Esiste una sostanziale continuità tra Matteo Renzi e Massimo D’Alema: sono infatti ormai venti anni che il principale partito della sinistra italiana entra a Palazzo Chigi con i voti di transfughi di Berlusconi (da Mastella a Alfano) per poi uscirne in seguito al voto popolare. Identico è anche il rituale: le dimissioni arrivano dopo un test in cui il leader della sinistra “ha messo la faccia” ovvero fallisce il tentativo di legittimazione della maggioranza trasformista — le regionali del 2000, il referendum del 2016 — e quindi l’agonia finale attraverso un governo fotocopia (Giuliano Amato e Paolo Gentiloni).
E’ vero che i partiti dell’Internazionale Socialista sono in crisi in tutti i paesi europei e che otto anni di diarchia occidentale Obama-Merkel hanno partorito Donald Trump negli Stati Uniti e distrutto il bipolarismo in Europa, ma il caso italiano ha una sua indubbia specificità.
Il dissolvimento dei partiti di sinistra del dopoguerra all’inizio degli anni novanta è avvenuto in modo eccezionalmente traumatico, con inchieste giudiziarie che hanno travolto la sinistra di governo e con il crollo del muro di Berlino che ha travolto il più grande partito comunista occidentale protagonista della vita politica e culturale nazionale con posizione di guida nel sindacato e nel governo di città e regioni.
Ha ereditato la rappresentanza e la guida della sinistra italiana una leadership prevalentemente composta da ex sinistra Dc e da ex Pci, animata da un desiderio di rilegittimazione e di cooptazione in un quadro in cui la globalizzazione affermava il primato del potere economico e la rivoluzione tecnologica mutava le forme tradizionali di partecipazione, associazione e comunicazione con i partiti di massa sostituiti da movimenti cosiddetti “liquidi”.
E’ prevalso un post-comunismo neoliberale che accettava le tesi dominanti sulle privatizzazioni e la riforma dello Stato sociale e che si è proposto come “braccio buono” della globalizzazione: pensiero neoliberale più diritti civili. In pari tempo si è assistito a quella che storici come Massimo Salvadori ha chiamato “americanizzazione” della sinistra italiana, iniziata con il mettere insieme Kennedy e Berlinguer e quindi un parlare di “governatori”, “primarie”, fondazione di un “partito democratico americaneggiante” e finanche “Ulivo mondiale” a guida statunitense. Mettendosi sulla scia dei Clinton e Obama la leadership di sinistra ha impattato la crisi economica come sinistra-establishment.

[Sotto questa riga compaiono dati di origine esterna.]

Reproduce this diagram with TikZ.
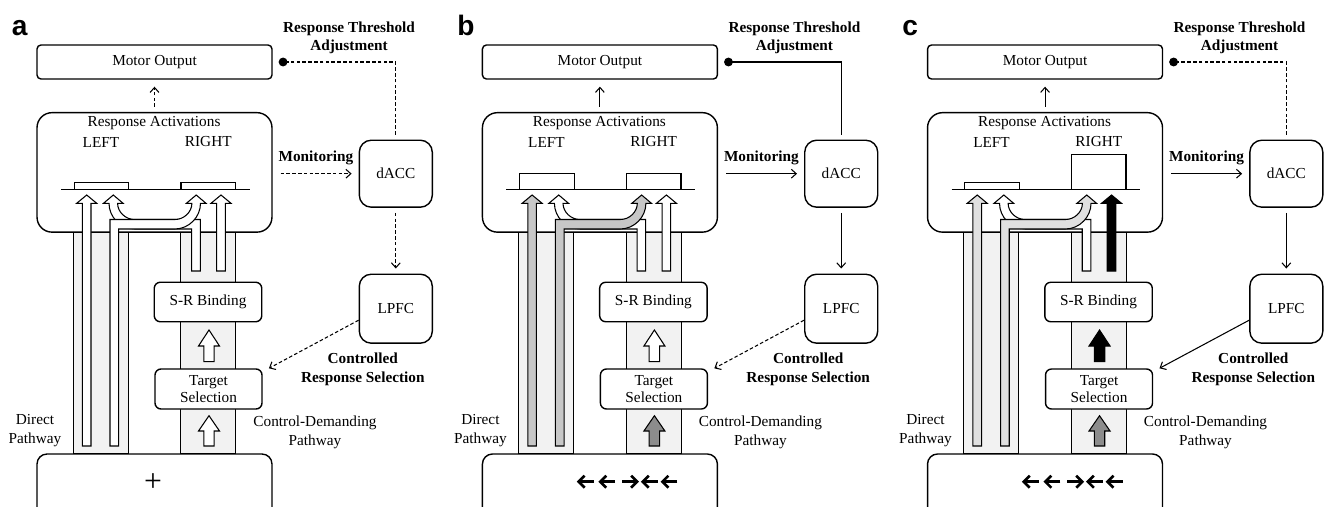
\documentclass[tikz,border=0pt]{standalone}
\usepackage{fontspec}
\setmainfont{Liberation Serif}
\newfontfamily\panelsf{Liberation Sans}
\usetikzlibrary{arrows.meta}

\tikzset{
  box/.style={draw, line width=0.8pt, fill=white, inner sep=0pt, align=center, font=\fontsize{8.7}{10.8}\selectfont},
  txt/.style={inner sep=0pt, align=center, font=\fontsize{8.7}{10.8}\selectfont},
  boldtxt/.style={inner sep=0pt, align=center, font=\fontsize{8.7}{10.2}\selectfont\bfseries},
  conn/.style={line width=0.6pt, -{Straight Barb[length=2.8pt,width=5pt]}, shorten <=0.1cm, shorten >=0.1cm},
  dashln/.style={dash pattern=on 2pt off 1.3pt},
  column/.style={draw, line width=0.6pt, fill=black!5},
  tube/.style={draw, line width=0.6pt, line join=miter},
  bar/.style={draw, line width=0.7pt, fill=white},
  flk/.style={line width=1.5pt, line cap=butt, line join=miter},
  % what changes from panel to panel
  motorln/.style={}, threshln/.style={}, monln/.style={}, daccln/.style={}, lpfcln/.style={},
  dirfill/.style={fill=white}, ctrlfill/.style={fill=white},
  upfill/.style={fill=white}, lowfill/.style={fill=white},
}

\newcommand\drawpanel[1]{%
  % pathways
  \draw[column] (73.3,232) rectangle (128.3,454);
  \draw[column] (180.7,232) rectangle (235.7,454);
  % boxes
  \node[box, rounded corners=0.08cm, minimum width=4.7cm, minimum height=0.68cm] (#1-mot) at (154.5,62) {Motor Output};
  \node[box, rounded corners=0.3cm, minimum width=4.7cm, minimum height=2.39cm] (#1-ra) at (154.5,172.4) {};
  \node[txt] (#1-ratitle) at (154,123.5) {Response Activations};
  \node[txt] (#1-left) at (101,142) {LEFT};
  \node[txt] (#1-right) at (208.3,142) {RIGHT};
  \node[box, rounded corners=0.2cm, minimum width=4.7cm, minimum height=1.32cm] (#1-stim) at (154.5,487) {};
  \node[box, rounded corners=0.12cm, minimum width=2.15cm, minimum height=0.79cm] (#1-srb) at (208,302) {S-R Binding};
  \node[box, rounded corners=0.12cm, minimum width=2.14cm, minimum height=0.8cm, font=\fontsize{8.7}{9.5}\selectfont] (#1-ts) at (208.5,389) {Target\\Selection};
  \node[box, rounded corners=0.24cm, minimum width=1.46cm, minimum height=1.34cm] (#1-dacc) at (395.8,173.7) {dACC};
  \node[box, rounded corners=0.24cm, minimum width=1.46cm, minimum height=1.38cm] (#1-lpfc) at (395.8,308.7) {LPFC};
  % labels
  \node[boldtxt] (#1-rta) at (349,38) {Response Threshold\\Adjustment};
  \node[boldtxt] (#1-mon) at (316,158) {Monitoring};
  \node[boldtxt, font=\fontsize{8.7}{10.8}\selectfont\bfseries] (#1-crs) at (362.8,369.7) {Controlled\\Response Selection};
  \node[txt] (#1-dp) at (35,431) {Direct\\Pathway};
  \node[txt] (#1-cdp) at (315,432) {Control-Demanding\\Pathway};
  \node[inner sep=0pt, anchor=base west, font=\fontsize{16}{16}\panelsf\bfseries] (#1-tag) at (11.5,35) {#1};
  % connectors
  \draw[conn, motorln, shorten >=0.14cm] (#1-ra.north) -- (#1-mot.south);
  \draw[line width=0.6pt, threshln, -{Circle[length=5pt]}, shorten <=0.1cm] (#1-dacc.north) |- ([xshift=0.12cm]#1-mot.east);
  \draw[conn, monln, shorten <=0.16cm, shorten >=0.14cm] (#1-ra.east |- #1-dacc.west) -- (#1-dacc.west);
  \draw[conn, daccln] (#1-dacc.south) -- (#1-lpfc.north);
  \draw[conn, lpfcln, shorten <=0pt, shorten >=0pt] ([yshift=-0.23cm]#1-lpfc.west) -- ([xshift=0.125cm]#1-ts.north east);
  % response bars
  \draw[bar] (74.3,189.3) rectangle (128.8,{189.3-\lbarh});
  \draw[bar] (181,189.3) rectangle (235.5,{189.3-\rbarh});
  \draw[line width=0.8pt] (61,189.3) -- (249.5,189.3);
  % straight arrows
  \draw[tube, dirfill] (82.4,446) -- (82.4,203.3) -- (76.7,203.3) -- (86.7,195) -- (96.7,203.3) -- (91,203.3) -- (91,446) -- cycle;
  \draw[tube, ctrlfill] (216.7,271) -- (216.7,203.3) -- (211,203.3) -- (221,195) -- (231,203.3) -- (225.3,203.3) -- (225.3,271) -- cycle;
  % crossing arrows
  \draw[tube, fill=white] (191.7,271) -- (191.7,229) -- (134.7,229) .. controls (120.5,229) and (109,217) .. (109,203.3) -- (103.5,203.3) -- (113.3,195) -- (123.1,203.3) -- (117.6,203.3) .. controls (117.6,212) and (125.5,219.5) .. (134.5,219.5) -- (200.3,219.5) -- (200.3,271) -- cycle;
  \draw[tube, dirfill] (110,446) -- (110,219.5) -- (175,219.5) .. controls (184,219.5) and (191.9,212) .. (191.9,203.3) -- (186.4,203.3) -- (196.2,195) -- (206,203.3) -- (200.5,203.3) .. controls (200.5,217) and (189,229) .. (174.8,229) -- (118.7,229) -- (118.7,446) -- cycle;
  % small arrows
  \draw[tube, upfill] (203.8,361.7) -- (203.8,346) -- (198.5,346) -- (209,330) -- (219.5,346) -- (214.2,346) -- (214.2,361.7) -- cycle;
  \draw[tube, lowfill] (203.8,446) -- (203.8,431) -- (198.5,431) -- (209,415.7) -- (219.5,431) -- (214.2,431) -- (214.2,446) -- cycle;
}

\begin{document}
\begin{tikzpicture}[x=0.02cm, y=-0.02cm]
  \useasboundingbox (0,0) rectangle (1325,507);
  \clip (0,0) rectangle (1325,507);

  %%%%% a %%%%%
  \begin{scope}[motorln/.style=dashln, threshln/.style=dashln, monln/.style=dashln, daccln/.style=dashln, lpfcln/.style=dashln]
    \def\lbarh{7}\def\rbarh{7}
    \drawpanel{a}
    \node[inner sep=0pt, font=\fontsize{18}{18}\selectfont] (a-fix) at (153,483) {+};
  \end{scope}

  %%%%% b %%%%%
  \begin{scope}[xshift=8.91cm, lpfcln/.style=dashln, dirfill/.style={fill=black!22}, lowfill/.style={fill=black!45}]
    \def\lbarh{16}\def\rbarh{16}
    \drawpanel{b}
    \foreach \cx/\d in {141.2/-1, 162.8/-1, 183.7/1, 205.3/-1, 225/-1}{
      \draw[flk] ({\cx-7*\d},481.7) -- ({\cx+7.5*\d},481.7);
      \draw[flk] ({\cx+2*\d},475.7) -- ({\cx+8*\d},481.7) -- ({\cx+2*\d},487.7);
    }
  \end{scope}

  %%%%% c %%%%%
  \begin{scope}[xshift=17.814cm, threshln/.style=dashln, dirfill/.style={fill=black!12}, ctrlfill/.style={fill=black}, upfill/.style={fill=black}, lowfill/.style={fill=black!45}]
    \def\lbarh{7}\def\rbarh{35}
    \drawpanel{c}
    \foreach \cx/\d in {141.2/-1, 162.8/-1, 183.7/1, 205.3/-1, 225/-1}{
      \draw[flk] ({\cx-7*\d},481.7) -- ({\cx+7.5*\d},481.7);
      \draw[flk] ({\cx+2*\d},475.7) -- ({\cx+8*\d},481.7) -- ({\cx+2*\d},487.7);
    }
  \end{scope}
\end{tikzpicture}
\end{document}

Che il Pd abbia ora bisogno di una “pausa di riflessione” per analizzare seriamente errori del passato e definire prospettive del futuro stando fuori dal governo del Paese sembra ragionevole. Ma l’ostacolo è, appunto, la sinistra-establishment: dalla Lega delle Cooperative alle banche di Siena, Torino e Milano, dalla Cassa Depositi e Prestiti alla Rai, dalla Corte costituzionale al Consiglio superiore della magistratura, si snoda un insieme di gruppi di potere preoccupati di rimanere a galla anche affogando la ragion d’essere della sinistra e quindi pronti a sostenere il governo con Di Maio. Il capo politico del M5s da parte sua nell’intervista a Repubblica ha accreditato come probabile lo scenario di un’alleanza con il Pd se Salvini non rinuncia alla leadership del centrodestra e rimane alleato di Berlusconi e nel Pd si sono quindi moltiplicate le dichiarazioni di disponibilità. Ma di certo fino all’assemblea del 21 aprile il Pd vivrà in modo disordinato e non in grado di decidere.
L’unico punto fermo è quanto ha dichiarato Sergio Mattarella: nessuno ha vinto le elezioni, ci sono due partiti che hanno aumentato i loro voti, bisogna far maturare un’intesa programmatica. Quindi ha tenuto a ricordare gli articoli della Costituzione sui poteri di nomina del Presidente della Repubblica, e cioè se lo scoglio finale è chi fa il premier ovvero ci sono veti e impuntature, sarà il Quirinale a scegliere il capo del governo. In questo quadro è da tener d’occhio la campagna che una persona sempre ben informata e ben ispirata come il direttore de La Stampa, Maurizio Molinari, sta svolgendo da settimane a favore del colpo di scena di una donna per la prima volta a Palazzo Chigi.